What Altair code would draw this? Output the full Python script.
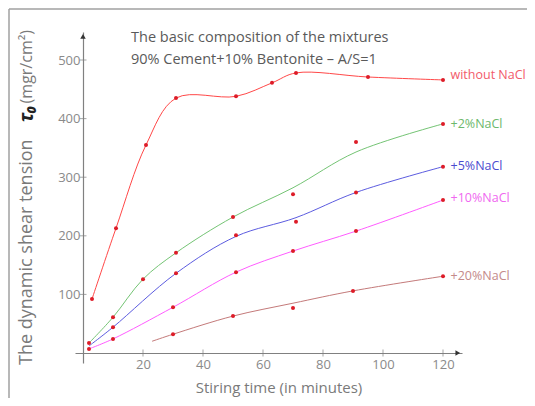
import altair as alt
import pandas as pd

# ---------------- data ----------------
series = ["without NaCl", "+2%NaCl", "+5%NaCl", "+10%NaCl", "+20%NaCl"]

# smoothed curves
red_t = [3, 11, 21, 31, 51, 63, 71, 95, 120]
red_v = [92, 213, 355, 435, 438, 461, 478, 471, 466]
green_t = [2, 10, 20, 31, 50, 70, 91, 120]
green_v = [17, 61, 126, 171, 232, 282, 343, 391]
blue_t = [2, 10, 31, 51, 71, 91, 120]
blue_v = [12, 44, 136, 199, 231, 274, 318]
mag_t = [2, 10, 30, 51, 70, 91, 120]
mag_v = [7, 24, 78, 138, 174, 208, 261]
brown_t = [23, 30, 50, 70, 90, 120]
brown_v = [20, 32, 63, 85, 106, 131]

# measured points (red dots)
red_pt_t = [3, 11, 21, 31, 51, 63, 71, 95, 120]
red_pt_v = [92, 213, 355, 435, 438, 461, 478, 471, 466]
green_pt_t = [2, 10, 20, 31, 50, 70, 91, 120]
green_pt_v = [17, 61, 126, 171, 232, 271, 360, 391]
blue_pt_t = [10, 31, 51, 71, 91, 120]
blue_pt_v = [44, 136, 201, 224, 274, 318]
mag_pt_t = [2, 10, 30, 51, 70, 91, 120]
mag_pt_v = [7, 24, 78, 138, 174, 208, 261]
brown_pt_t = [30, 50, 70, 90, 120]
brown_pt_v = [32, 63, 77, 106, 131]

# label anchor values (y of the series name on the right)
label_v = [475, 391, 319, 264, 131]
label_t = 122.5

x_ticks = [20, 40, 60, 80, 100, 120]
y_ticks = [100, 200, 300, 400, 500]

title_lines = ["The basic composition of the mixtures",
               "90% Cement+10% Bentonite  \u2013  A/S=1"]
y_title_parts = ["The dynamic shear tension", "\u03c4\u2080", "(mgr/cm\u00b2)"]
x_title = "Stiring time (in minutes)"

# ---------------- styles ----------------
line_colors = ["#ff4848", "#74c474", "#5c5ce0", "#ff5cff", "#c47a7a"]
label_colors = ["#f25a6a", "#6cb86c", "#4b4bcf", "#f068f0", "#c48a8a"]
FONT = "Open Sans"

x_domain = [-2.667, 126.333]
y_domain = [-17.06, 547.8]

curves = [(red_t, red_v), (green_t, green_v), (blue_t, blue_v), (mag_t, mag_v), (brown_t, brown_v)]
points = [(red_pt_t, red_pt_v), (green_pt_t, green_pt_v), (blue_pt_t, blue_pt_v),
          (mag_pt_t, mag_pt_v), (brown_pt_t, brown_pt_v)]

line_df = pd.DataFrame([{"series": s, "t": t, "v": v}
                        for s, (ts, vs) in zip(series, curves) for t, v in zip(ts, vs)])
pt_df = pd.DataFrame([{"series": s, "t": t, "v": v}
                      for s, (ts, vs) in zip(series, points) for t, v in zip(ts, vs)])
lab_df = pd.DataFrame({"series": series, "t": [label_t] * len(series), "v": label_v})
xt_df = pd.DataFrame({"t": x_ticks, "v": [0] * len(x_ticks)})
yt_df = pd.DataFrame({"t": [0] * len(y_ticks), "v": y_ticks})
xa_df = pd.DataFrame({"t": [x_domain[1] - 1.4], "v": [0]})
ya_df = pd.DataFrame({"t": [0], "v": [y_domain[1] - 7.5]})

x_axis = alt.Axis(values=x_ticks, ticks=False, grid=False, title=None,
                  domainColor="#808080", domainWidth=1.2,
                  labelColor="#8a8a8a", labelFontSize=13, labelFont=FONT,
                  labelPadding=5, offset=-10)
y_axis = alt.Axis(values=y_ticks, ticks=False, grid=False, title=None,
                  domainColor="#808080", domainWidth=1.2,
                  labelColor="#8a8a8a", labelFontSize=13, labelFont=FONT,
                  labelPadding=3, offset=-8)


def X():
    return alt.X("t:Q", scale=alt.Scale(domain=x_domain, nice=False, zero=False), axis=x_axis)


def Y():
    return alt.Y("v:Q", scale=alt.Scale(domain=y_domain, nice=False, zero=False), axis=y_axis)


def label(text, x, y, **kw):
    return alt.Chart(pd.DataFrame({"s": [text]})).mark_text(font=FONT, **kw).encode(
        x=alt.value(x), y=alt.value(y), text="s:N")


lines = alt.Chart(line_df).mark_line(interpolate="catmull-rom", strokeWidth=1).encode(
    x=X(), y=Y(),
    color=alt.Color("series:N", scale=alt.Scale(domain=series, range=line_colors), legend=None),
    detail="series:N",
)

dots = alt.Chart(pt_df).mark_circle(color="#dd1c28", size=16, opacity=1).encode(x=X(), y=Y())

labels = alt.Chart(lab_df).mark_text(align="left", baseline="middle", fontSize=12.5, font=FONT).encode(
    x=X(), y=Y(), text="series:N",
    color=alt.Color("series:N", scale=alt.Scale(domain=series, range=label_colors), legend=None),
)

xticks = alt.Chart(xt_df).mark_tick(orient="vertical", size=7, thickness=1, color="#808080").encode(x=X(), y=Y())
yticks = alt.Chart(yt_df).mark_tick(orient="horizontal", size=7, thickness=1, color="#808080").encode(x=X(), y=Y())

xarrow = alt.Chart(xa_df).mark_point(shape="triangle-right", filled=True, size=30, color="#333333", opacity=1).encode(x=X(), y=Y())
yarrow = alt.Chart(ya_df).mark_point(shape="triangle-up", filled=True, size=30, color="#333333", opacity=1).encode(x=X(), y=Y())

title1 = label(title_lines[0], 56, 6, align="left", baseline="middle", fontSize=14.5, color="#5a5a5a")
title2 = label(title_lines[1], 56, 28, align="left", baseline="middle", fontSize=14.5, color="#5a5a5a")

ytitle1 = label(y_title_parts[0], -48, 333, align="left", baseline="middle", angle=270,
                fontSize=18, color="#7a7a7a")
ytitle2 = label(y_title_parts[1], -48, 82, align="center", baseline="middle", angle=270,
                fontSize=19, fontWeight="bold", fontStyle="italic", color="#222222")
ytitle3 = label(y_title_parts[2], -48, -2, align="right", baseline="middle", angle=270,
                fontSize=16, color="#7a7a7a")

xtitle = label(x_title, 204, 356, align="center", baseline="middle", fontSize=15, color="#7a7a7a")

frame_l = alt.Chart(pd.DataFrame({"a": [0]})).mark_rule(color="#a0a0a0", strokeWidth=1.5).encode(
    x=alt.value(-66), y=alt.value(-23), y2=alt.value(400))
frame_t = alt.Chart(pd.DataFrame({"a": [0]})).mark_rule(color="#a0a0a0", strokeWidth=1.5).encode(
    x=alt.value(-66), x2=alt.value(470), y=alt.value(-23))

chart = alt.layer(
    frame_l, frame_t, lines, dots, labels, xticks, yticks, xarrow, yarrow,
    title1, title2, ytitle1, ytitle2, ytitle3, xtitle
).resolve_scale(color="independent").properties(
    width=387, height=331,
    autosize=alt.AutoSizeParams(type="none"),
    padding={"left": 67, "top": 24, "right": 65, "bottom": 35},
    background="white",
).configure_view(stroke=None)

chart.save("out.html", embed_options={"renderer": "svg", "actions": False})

Description of the task
Give back exactly the lines from the first line of the data through the line with "brown_v = [20, 32, 63, 85, 106, 131]", pictures excluded.

The output
What Altair code would draw this? Output the full Python script.
import altair as alt
import pandas as pd

# ---------------- data ----------------
series = ["without NaCl", "+2%NaCl", "+5%NaCl", "+10%NaCl", "+20%NaCl"]

# smoothed curves
red_t = [3, 11, 21, 31, 51, 63, 71, 95, 120]
red_v = [92, 213, 355, 435, 438, 461, 478, 471, 466]
green_t = [2, 10, 20, 31, 50, 70, 91, 120]
green_v = [17, 61, 126, 171, 232, 282, 343, 391]
blue_t = [2, 10, 31, 51, 71, 91, 120]
blue_v = [12, 44, 136, 199, 231, 274, 318]
mag_t = [2, 10, 30, 51, 70, 91, 120]
mag_v = [7, 24, 78, 138, 174, 208, 261]
brown_t = [23, 30, 50, 70, 90, 120]
brown_v = [20, 32, 63, 85, 106, 131]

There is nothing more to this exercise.